**STATED TASK**
Return only the lines from the top of the data down to the one that holds "null,0.76,0.87,0.84,0.96,0.84];", both included, without any pictures.

⁂

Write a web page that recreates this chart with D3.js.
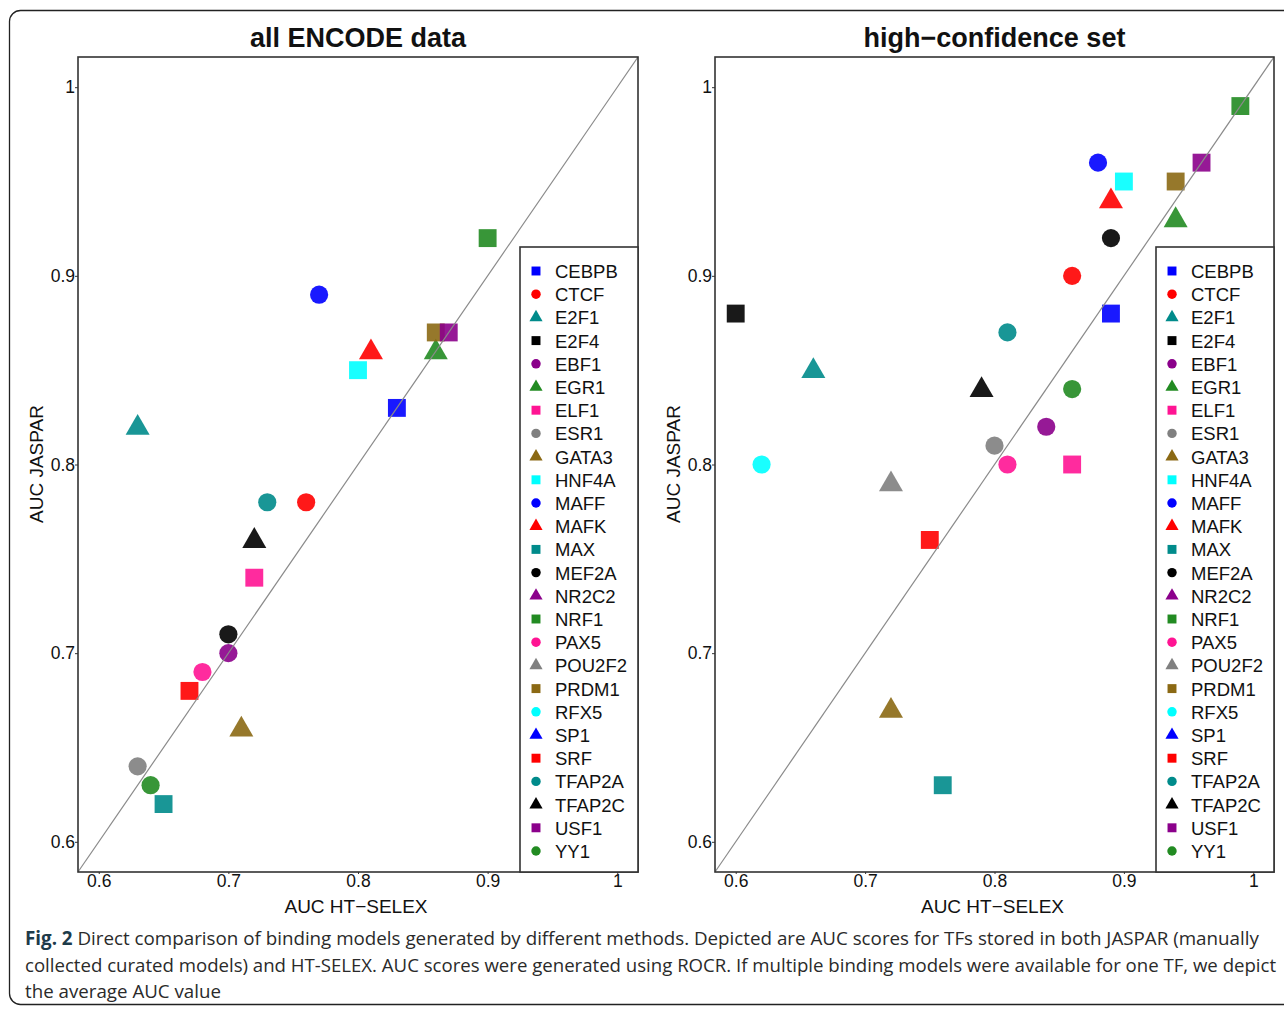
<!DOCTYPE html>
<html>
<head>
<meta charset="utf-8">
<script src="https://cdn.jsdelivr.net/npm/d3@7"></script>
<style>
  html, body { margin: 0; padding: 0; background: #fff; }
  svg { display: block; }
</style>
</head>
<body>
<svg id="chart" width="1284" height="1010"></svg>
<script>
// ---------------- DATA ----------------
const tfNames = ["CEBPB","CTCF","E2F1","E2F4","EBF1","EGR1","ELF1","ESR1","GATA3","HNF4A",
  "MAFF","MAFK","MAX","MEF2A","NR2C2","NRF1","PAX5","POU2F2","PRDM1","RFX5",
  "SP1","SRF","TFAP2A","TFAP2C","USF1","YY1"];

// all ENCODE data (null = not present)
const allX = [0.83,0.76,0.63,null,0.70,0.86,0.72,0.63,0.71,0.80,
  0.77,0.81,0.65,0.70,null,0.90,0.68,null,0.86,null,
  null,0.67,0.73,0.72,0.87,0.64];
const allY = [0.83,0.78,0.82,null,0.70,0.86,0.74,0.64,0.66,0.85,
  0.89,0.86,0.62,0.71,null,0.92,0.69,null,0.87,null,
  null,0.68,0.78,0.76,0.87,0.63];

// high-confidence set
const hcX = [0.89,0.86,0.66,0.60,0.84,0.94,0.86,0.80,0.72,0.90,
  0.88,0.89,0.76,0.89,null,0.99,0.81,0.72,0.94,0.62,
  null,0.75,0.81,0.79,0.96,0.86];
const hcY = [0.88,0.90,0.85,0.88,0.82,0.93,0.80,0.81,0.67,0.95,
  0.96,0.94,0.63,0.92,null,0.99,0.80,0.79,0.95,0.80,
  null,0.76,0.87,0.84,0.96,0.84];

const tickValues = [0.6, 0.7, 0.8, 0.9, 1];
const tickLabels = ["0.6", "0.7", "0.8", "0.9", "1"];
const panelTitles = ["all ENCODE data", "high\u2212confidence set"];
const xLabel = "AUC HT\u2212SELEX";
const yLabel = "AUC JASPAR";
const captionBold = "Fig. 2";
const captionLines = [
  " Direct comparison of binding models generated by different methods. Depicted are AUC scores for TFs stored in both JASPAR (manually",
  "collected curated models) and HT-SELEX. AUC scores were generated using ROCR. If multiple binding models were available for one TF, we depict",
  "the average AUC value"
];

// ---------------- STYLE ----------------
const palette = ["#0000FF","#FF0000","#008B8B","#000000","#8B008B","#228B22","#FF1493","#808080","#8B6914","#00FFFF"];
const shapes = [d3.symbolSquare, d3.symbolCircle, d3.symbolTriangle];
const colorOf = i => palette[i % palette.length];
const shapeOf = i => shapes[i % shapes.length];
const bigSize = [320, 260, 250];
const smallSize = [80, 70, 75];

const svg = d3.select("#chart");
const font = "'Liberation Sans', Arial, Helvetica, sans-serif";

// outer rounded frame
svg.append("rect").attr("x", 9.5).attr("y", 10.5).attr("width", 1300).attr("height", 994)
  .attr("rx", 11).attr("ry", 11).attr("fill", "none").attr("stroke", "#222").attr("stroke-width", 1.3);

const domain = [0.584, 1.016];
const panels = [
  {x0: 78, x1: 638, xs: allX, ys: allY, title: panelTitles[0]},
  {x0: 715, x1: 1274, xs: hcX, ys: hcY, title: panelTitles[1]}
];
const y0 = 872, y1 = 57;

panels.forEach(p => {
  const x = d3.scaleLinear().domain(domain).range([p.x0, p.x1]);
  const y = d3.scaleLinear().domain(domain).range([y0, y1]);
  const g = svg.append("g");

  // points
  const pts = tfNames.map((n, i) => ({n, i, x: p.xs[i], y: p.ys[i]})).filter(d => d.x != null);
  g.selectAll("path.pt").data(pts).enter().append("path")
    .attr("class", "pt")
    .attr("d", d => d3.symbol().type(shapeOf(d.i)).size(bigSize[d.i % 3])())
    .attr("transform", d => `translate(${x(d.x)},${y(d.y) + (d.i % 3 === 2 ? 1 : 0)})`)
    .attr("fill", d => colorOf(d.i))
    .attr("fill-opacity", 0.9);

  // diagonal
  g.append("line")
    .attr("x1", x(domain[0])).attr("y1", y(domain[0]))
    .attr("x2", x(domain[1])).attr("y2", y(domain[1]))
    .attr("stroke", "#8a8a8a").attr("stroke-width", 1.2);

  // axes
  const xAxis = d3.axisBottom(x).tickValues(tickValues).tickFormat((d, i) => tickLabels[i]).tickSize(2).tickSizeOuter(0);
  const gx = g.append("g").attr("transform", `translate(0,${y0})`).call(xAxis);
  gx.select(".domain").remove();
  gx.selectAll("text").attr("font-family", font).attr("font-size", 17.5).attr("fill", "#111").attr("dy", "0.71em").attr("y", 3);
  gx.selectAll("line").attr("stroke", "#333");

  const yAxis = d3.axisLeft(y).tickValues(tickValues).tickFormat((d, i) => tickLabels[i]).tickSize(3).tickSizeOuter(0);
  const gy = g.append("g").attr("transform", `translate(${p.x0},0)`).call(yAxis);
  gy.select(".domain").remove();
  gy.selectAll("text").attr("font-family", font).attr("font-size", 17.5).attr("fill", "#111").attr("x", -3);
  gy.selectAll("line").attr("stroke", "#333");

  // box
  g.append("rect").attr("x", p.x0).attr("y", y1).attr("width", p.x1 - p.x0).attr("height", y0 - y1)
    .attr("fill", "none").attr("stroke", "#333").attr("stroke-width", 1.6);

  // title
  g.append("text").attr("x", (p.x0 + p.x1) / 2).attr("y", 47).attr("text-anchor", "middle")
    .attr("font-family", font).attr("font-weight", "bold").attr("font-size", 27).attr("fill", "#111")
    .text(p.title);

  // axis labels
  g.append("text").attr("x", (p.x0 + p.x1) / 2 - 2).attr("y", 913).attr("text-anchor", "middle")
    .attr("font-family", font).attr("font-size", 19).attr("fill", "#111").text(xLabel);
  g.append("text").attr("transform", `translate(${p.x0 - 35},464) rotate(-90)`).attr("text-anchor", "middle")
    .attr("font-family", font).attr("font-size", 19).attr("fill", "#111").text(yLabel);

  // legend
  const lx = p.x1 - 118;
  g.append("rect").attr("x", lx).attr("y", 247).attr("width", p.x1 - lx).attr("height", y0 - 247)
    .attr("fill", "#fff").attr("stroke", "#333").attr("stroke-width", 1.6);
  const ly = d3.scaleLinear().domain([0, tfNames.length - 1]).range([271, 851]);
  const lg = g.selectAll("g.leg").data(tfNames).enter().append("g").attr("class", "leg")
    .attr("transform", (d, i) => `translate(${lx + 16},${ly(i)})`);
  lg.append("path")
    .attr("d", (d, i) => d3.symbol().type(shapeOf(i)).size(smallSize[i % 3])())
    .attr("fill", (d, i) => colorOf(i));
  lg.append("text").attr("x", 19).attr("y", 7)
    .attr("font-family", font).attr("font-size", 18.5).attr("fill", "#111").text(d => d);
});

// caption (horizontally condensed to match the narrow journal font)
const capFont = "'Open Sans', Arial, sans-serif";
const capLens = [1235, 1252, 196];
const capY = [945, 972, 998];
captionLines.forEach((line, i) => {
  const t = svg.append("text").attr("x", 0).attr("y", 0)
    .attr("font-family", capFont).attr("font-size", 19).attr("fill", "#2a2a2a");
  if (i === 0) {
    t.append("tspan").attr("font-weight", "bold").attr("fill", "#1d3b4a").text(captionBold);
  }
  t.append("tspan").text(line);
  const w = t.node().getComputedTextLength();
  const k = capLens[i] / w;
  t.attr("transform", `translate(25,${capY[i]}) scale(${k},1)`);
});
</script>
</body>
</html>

⁂

**PROBLEM SOLUTION**
Write a web page that recreates this chart with D3.js.
<!DOCTYPE html>
<html>
<head>
<meta charset="utf-8">
<script src="https://cdn.jsdelivr.net/npm/d3@7"></script>
<style>
  html, body { margin: 0; padding: 0; background: #fff; }
  svg { display: block; }
</style>
</head>
<body>
<svg id="chart" width="1284" height="1010"></svg>
<script>
// ---------------- DATA ----------------
const tfNames = ["CEBPB","CTCF","E2F1","E2F4","EBF1","EGR1","ELF1","ESR1","GATA3","HNF4A",
  "MAFF","MAFK","MAX","MEF2A","NR2C2","NRF1","PAX5","POU2F2","PRDM1","RFX5",
  "SP1","SRF","TFAP2A","TFAP2C","USF1","YY1"];

// all ENCODE data (null = not present)
const allX = [0.83,0.76,0.63,null,0.70,0.86,0.72,0.63,0.71,0.80,
  0.77,0.81,0.65,0.70,null,0.90,0.68,null,0.86,null,
  null,0.67,0.73,0.72,0.87,0.64];
const allY = [0.83,0.78,0.82,null,0.70,0.86,0.74,0.64,0.66,0.85,
  0.89,0.86,0.62,0.71,null,0.92,0.69,null,0.87,null,
  null,0.68,0.78,0.76,0.87,0.63];

// high-confidence set
const hcX = [0.89,0.86,0.66,0.60,0.84,0.94,0.86,0.80,0.72,0.90,
  0.88,0.89,0.76,0.89,null,0.99,0.81,0.72,0.94,0.62,
  null,0.75,0.81,0.79,0.96,0.86];
const hcY = [0.88,0.90,0.85,0.88,0.82,0.93,0.80,0.81,0.67,0.95,
  0.96,0.94,0.63,0.92,null,0.99,0.80,0.79,0.95,0.80,
  null,0.76,0.87,0.84,0.96,0.84];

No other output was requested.